▶ WHAT IS ASKED:
Where a line contains the word "this", copy that line in full.

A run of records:
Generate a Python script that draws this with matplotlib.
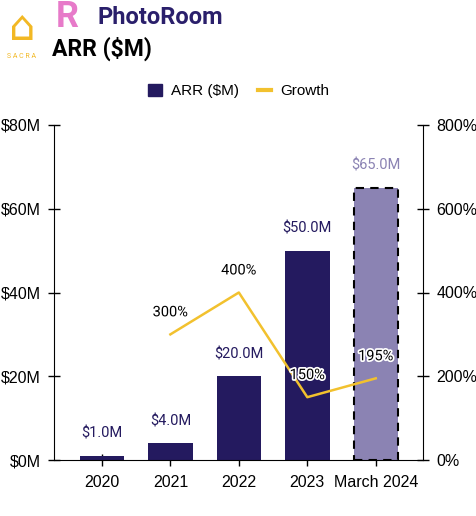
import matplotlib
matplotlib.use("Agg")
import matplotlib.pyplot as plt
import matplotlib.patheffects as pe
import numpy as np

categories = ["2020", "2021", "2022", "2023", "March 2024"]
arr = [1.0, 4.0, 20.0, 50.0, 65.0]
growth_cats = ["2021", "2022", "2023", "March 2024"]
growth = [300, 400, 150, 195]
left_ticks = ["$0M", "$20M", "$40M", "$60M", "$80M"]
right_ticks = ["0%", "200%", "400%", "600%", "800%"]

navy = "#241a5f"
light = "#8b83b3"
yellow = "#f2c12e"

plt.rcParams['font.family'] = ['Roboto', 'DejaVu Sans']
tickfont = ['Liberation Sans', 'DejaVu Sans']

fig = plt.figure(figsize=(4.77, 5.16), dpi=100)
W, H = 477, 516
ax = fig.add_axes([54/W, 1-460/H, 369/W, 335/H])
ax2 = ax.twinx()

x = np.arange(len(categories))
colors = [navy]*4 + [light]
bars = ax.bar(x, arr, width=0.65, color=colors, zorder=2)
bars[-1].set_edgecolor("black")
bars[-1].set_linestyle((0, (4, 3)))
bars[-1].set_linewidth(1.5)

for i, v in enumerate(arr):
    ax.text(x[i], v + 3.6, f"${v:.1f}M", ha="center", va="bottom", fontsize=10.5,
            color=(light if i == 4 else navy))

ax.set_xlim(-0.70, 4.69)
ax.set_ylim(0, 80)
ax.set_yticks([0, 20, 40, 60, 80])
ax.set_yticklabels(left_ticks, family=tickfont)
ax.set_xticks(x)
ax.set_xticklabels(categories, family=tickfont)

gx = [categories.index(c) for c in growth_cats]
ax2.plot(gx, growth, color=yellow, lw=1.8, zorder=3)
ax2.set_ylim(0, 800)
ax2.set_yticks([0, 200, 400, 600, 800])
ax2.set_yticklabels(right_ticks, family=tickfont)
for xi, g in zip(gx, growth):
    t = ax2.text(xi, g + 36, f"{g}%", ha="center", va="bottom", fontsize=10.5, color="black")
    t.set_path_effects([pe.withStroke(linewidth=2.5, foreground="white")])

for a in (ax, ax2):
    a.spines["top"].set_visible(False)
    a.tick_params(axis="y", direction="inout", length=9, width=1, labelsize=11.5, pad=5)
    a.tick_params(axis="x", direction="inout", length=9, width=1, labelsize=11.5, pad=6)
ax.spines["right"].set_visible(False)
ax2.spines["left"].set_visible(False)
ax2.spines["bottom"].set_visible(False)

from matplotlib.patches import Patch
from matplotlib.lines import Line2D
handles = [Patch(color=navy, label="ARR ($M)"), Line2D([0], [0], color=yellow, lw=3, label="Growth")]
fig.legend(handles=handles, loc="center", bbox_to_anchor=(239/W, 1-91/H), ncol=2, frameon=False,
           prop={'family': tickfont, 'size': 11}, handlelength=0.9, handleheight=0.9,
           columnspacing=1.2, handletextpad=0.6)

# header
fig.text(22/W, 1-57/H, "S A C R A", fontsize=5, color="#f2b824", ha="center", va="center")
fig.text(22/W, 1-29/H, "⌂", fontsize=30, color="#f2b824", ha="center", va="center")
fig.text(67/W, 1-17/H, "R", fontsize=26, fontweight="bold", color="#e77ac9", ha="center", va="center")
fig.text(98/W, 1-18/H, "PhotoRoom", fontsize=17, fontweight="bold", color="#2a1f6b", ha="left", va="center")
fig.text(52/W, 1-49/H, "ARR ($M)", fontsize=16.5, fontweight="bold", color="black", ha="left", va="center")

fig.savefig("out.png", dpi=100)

==

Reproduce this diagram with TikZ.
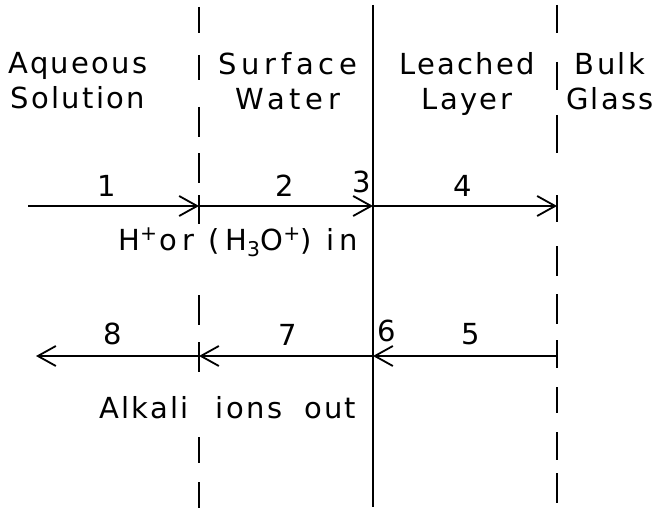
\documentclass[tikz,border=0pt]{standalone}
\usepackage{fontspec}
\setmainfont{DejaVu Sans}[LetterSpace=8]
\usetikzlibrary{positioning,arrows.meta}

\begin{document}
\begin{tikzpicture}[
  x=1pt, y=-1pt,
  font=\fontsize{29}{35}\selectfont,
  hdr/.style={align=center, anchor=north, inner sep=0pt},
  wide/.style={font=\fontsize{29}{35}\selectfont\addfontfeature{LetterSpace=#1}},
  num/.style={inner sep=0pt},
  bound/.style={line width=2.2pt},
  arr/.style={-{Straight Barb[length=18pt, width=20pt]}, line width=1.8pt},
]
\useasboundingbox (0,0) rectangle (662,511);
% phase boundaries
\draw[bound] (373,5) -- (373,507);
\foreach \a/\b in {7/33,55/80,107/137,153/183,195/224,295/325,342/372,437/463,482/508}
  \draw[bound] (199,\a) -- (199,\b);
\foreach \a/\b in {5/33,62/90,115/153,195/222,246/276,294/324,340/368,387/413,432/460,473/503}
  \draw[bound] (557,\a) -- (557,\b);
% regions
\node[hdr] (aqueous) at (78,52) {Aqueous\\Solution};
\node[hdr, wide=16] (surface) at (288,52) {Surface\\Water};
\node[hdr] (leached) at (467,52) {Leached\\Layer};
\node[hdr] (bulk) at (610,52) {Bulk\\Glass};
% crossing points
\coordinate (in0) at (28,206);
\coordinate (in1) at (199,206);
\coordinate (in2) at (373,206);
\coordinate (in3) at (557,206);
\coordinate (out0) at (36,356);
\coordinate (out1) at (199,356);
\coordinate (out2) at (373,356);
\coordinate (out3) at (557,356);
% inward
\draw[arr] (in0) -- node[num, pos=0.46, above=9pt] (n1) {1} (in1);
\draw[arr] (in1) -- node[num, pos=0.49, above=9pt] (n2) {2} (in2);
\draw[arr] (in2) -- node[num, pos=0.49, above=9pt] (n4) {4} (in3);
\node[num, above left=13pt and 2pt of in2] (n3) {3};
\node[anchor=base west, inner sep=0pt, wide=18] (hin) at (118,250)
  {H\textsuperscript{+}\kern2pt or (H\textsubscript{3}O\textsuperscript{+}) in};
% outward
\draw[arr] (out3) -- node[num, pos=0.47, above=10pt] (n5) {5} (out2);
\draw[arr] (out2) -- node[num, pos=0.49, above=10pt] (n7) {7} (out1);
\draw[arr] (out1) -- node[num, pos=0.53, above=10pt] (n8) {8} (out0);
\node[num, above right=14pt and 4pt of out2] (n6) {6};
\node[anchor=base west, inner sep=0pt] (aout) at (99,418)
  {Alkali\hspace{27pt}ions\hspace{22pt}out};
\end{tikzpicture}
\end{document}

▶ FINAL ANSWER:
Generate a Python script that draws this with matplotlib.
Reproduce this diagram with TikZ.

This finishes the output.